** BEGIN Data excerpts **

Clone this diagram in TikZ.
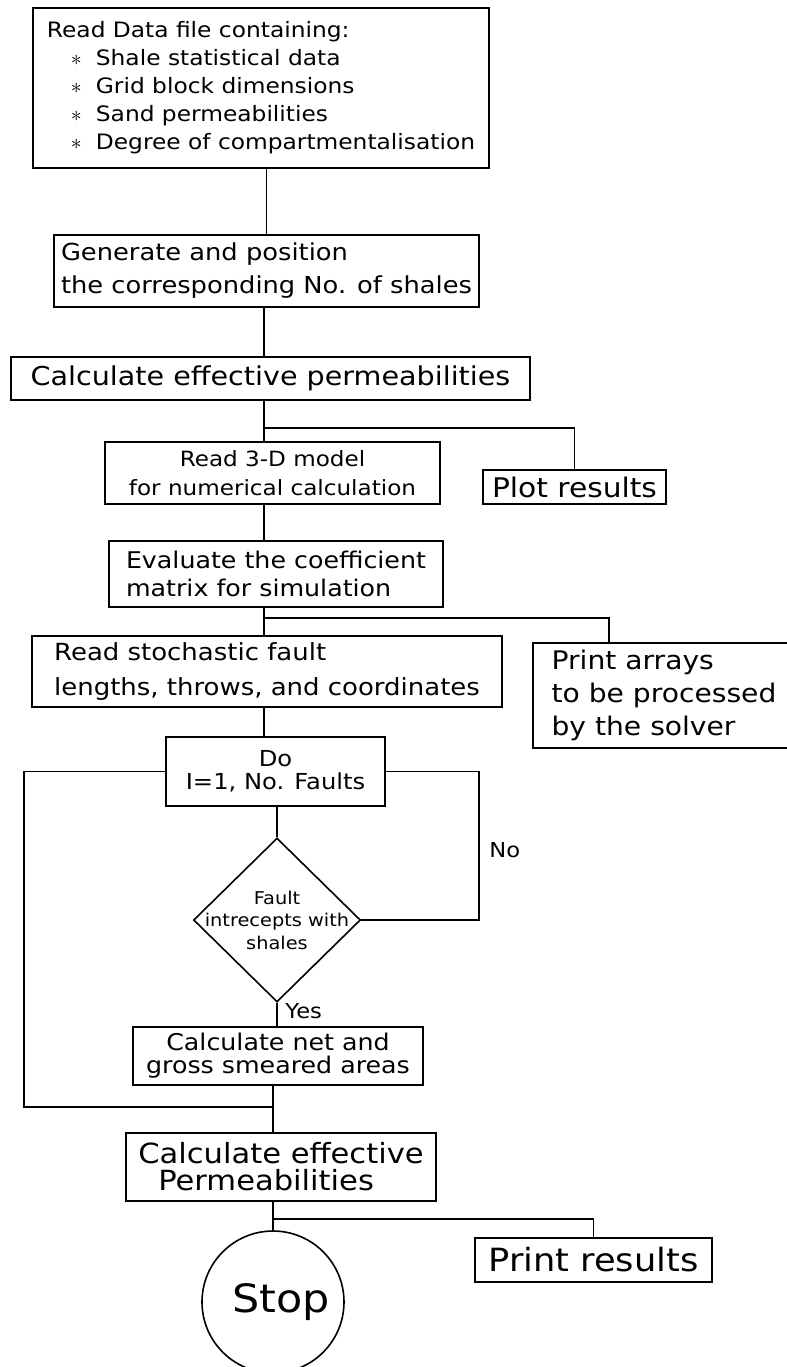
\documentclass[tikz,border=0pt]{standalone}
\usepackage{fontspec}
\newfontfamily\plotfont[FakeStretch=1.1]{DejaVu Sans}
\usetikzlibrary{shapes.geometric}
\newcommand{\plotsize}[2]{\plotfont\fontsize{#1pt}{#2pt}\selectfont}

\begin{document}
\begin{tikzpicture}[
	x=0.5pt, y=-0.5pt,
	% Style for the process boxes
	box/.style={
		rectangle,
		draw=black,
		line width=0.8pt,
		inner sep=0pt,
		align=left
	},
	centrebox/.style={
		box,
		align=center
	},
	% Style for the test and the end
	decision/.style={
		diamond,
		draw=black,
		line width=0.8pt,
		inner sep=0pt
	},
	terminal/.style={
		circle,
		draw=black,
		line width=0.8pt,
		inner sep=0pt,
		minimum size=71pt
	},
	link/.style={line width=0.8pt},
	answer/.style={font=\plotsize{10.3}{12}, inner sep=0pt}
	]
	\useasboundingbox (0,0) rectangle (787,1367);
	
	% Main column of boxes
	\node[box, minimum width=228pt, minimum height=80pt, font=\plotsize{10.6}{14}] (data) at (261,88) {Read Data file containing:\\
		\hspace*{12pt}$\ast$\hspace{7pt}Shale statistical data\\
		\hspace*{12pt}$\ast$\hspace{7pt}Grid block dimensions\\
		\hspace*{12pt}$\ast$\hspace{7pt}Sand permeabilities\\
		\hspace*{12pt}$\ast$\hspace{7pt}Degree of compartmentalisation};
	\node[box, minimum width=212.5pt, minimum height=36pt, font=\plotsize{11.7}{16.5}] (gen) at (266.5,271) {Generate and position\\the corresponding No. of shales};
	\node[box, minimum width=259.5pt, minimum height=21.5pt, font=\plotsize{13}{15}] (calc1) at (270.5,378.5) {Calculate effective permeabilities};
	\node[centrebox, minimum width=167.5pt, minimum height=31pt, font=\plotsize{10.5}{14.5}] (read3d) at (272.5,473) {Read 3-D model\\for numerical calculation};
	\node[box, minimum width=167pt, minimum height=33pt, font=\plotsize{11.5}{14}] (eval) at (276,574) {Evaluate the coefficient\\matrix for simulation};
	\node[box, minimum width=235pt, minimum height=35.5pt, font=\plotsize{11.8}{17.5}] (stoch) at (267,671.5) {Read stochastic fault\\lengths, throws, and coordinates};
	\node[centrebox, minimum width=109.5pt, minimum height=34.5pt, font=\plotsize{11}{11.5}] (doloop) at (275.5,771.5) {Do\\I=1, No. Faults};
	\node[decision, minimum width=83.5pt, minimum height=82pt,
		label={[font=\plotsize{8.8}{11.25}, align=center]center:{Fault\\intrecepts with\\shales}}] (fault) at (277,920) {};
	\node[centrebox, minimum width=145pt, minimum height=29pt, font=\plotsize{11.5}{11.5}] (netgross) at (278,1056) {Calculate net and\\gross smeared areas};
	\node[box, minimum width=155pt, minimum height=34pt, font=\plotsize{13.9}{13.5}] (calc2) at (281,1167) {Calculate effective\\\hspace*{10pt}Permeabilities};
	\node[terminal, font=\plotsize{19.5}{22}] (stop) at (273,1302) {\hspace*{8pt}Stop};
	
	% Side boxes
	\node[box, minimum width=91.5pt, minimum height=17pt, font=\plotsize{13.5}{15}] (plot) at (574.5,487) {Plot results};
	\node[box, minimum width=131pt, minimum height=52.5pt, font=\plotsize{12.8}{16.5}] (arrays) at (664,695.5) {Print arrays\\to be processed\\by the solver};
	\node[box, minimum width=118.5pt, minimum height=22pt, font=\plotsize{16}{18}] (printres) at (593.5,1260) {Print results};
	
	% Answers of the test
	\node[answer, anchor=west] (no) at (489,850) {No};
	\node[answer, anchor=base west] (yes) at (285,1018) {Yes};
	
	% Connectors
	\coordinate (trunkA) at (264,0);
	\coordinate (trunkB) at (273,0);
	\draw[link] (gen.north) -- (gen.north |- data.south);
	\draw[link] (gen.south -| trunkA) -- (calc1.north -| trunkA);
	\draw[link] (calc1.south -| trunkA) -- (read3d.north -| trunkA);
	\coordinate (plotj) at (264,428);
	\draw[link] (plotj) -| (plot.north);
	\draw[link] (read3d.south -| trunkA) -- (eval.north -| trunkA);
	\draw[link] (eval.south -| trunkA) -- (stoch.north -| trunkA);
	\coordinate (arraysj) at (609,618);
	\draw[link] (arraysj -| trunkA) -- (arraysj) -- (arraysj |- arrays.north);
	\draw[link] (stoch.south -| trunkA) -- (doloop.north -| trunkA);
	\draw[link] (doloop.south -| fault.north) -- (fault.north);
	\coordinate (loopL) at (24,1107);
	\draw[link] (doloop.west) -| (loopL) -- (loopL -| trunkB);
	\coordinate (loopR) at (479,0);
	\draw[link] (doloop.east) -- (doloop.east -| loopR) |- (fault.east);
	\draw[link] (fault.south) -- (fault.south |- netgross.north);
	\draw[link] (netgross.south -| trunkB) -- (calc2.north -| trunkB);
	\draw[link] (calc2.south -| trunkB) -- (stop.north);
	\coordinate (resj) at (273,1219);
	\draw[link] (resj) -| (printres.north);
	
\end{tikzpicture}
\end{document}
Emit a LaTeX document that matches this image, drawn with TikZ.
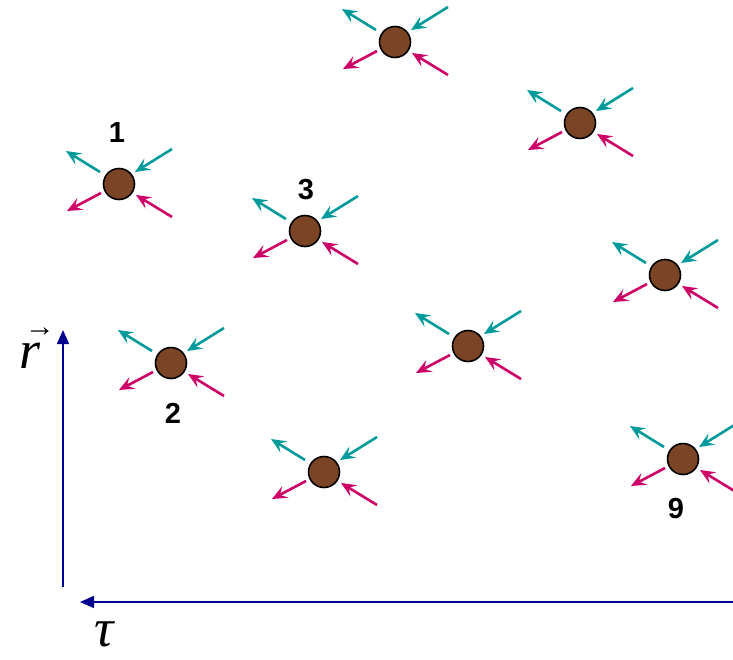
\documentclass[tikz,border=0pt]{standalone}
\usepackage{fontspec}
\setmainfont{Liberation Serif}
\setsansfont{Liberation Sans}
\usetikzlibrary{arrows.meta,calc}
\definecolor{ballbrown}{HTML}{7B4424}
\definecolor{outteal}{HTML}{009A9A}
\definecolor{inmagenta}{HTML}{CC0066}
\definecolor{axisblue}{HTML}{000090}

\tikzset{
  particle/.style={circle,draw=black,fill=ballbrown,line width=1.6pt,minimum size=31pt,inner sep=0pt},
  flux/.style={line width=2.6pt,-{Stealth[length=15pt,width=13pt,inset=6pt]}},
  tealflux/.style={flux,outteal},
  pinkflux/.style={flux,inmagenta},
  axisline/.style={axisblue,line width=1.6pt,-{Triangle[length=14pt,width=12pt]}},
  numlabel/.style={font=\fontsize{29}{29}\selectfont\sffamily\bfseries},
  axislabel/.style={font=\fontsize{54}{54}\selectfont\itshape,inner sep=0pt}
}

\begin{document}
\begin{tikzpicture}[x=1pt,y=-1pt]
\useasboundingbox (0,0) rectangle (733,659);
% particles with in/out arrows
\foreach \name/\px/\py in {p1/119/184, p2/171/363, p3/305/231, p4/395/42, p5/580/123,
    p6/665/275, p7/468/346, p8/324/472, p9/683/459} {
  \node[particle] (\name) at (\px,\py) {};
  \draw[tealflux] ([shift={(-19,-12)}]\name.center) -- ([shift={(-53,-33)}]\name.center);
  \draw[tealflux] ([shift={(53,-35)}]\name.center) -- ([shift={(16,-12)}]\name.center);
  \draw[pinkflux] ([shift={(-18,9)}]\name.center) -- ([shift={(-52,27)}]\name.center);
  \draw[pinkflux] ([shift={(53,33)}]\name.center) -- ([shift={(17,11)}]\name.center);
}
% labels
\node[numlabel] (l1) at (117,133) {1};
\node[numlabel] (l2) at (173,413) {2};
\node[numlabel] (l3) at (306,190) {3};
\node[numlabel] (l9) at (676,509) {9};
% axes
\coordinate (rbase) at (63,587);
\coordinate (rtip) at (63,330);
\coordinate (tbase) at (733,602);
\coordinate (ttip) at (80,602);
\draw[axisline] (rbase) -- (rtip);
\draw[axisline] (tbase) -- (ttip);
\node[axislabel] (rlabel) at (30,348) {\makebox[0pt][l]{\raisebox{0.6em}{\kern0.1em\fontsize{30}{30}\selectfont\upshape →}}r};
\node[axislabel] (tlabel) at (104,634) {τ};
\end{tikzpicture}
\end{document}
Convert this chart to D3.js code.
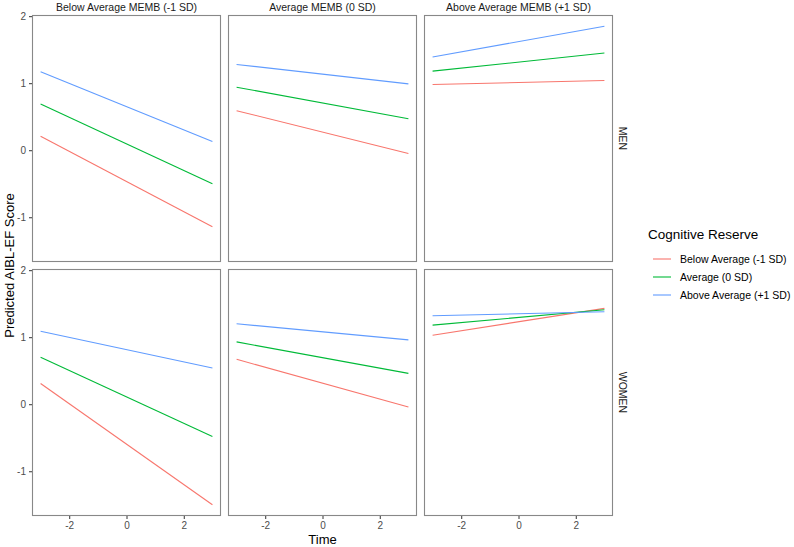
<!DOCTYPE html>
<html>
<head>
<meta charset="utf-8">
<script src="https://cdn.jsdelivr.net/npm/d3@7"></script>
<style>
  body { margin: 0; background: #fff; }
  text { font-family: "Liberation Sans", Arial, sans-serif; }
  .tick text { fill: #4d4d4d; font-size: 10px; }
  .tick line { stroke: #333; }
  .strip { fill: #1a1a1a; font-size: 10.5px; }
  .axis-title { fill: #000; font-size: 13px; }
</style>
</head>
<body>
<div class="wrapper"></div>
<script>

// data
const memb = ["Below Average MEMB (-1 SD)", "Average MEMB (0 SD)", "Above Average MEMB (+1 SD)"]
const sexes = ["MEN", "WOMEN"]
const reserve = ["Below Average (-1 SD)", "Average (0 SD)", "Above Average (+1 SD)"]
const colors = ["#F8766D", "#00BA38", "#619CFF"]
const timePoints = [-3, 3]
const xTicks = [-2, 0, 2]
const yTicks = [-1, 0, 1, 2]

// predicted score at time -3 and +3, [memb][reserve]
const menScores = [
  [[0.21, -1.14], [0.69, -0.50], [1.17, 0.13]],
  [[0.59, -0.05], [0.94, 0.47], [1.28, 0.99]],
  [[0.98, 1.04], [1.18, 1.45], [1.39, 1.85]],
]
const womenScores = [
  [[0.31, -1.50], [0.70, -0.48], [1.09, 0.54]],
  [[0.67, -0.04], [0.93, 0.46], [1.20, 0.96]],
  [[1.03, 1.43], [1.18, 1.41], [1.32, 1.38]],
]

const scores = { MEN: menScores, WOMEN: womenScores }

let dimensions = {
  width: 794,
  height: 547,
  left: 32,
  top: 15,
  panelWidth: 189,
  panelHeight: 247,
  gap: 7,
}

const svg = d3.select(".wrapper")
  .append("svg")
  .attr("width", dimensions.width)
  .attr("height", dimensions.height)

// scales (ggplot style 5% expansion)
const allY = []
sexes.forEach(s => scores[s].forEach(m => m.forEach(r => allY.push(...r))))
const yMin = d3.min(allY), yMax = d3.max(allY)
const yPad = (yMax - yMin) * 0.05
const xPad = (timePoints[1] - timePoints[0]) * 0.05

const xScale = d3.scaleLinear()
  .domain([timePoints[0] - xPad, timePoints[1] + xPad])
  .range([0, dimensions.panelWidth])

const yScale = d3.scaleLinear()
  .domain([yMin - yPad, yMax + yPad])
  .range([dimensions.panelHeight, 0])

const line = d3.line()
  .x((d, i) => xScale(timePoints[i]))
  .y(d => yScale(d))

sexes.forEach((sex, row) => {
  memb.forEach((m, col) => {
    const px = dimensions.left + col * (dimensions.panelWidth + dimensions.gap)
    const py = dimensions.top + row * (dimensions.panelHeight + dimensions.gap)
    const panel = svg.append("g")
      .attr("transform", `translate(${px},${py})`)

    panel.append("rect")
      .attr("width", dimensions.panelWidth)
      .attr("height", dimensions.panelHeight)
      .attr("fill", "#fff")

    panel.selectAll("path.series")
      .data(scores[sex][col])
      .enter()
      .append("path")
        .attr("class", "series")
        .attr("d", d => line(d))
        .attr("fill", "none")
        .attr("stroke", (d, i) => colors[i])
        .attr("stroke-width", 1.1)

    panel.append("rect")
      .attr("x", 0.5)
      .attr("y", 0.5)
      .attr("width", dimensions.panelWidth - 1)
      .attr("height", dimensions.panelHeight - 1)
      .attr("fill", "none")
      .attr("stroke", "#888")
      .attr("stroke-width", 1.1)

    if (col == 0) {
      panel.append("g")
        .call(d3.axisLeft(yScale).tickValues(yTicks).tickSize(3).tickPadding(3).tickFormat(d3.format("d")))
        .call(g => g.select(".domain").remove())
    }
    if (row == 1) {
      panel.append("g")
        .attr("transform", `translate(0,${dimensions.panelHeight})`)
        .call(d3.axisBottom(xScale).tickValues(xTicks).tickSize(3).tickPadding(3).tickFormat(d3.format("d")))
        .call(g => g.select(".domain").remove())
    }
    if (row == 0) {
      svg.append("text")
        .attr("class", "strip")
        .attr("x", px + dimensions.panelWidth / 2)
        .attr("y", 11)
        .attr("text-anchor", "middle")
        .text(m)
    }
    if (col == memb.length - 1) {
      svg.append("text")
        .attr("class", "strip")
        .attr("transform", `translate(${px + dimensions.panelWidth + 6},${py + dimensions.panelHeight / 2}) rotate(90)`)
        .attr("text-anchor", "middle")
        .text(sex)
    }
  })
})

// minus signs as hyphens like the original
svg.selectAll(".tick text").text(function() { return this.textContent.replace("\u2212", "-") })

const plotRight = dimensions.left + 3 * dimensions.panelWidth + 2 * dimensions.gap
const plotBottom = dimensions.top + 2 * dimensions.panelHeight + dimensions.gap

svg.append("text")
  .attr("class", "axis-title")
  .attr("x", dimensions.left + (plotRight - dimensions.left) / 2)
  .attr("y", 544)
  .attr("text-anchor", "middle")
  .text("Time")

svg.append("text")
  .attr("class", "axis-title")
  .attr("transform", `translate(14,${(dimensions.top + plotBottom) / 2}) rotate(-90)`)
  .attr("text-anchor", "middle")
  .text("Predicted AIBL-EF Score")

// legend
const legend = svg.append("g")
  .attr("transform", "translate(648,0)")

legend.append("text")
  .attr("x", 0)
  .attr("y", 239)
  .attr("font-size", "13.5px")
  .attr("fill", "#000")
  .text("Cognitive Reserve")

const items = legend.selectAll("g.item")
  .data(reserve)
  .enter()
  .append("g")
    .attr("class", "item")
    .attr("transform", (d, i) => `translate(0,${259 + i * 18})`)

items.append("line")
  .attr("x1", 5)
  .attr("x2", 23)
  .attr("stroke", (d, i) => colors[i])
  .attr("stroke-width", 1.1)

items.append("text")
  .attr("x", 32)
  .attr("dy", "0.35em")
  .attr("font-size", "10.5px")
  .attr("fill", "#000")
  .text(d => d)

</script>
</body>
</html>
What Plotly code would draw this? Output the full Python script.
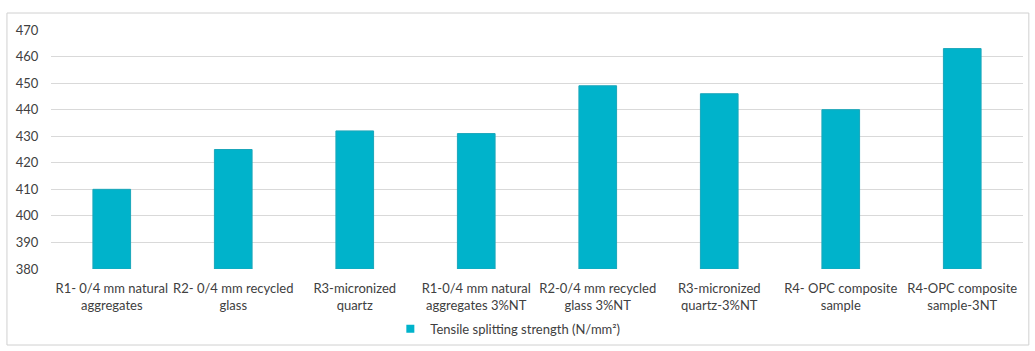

** END Data excerpts **

Work required:
Reproduce the data above word for word from its first line through the line that holds "(0,0) rectangle (787,1367);", both ends included; skip pictures.

Solved problem:
Clone this diagram in TikZ.
\documentclass[tikz,border=0pt]{standalone}
\usepackage{fontspec}
\newfontfamily\plotfont[FakeStretch=1.1]{DejaVu Sans}
\usetikzlibrary{shapes.geometric}
\newcommand{\plotsize}[2]{\plotfont\fontsize{#1pt}{#2pt}\selectfont}

\begin{document}
\begin{tikzpicture}[
	x=0.5pt, y=-0.5pt,
	% Style for the process boxes
	box/.style={
		rectangle,
		draw=black,
		line width=0.8pt,
		inner sep=0pt,
		align=left
	},
	centrebox/.style={
		box,
		align=center
	},
	% Style for the test and the end
	decision/.style={
		diamond,
		draw=black,
		line width=0.8pt,
		inner sep=0pt
	},
	terminal/.style={
		circle,
		draw=black,
		line width=0.8pt,
		inner sep=0pt,
		minimum size=71pt
	},
	link/.style={line width=0.8pt},
	answer/.style={font=\plotsize{10.3}{12}, inner sep=0pt}
	]
	\useasboundingbox (0,0) rectangle (787,1367);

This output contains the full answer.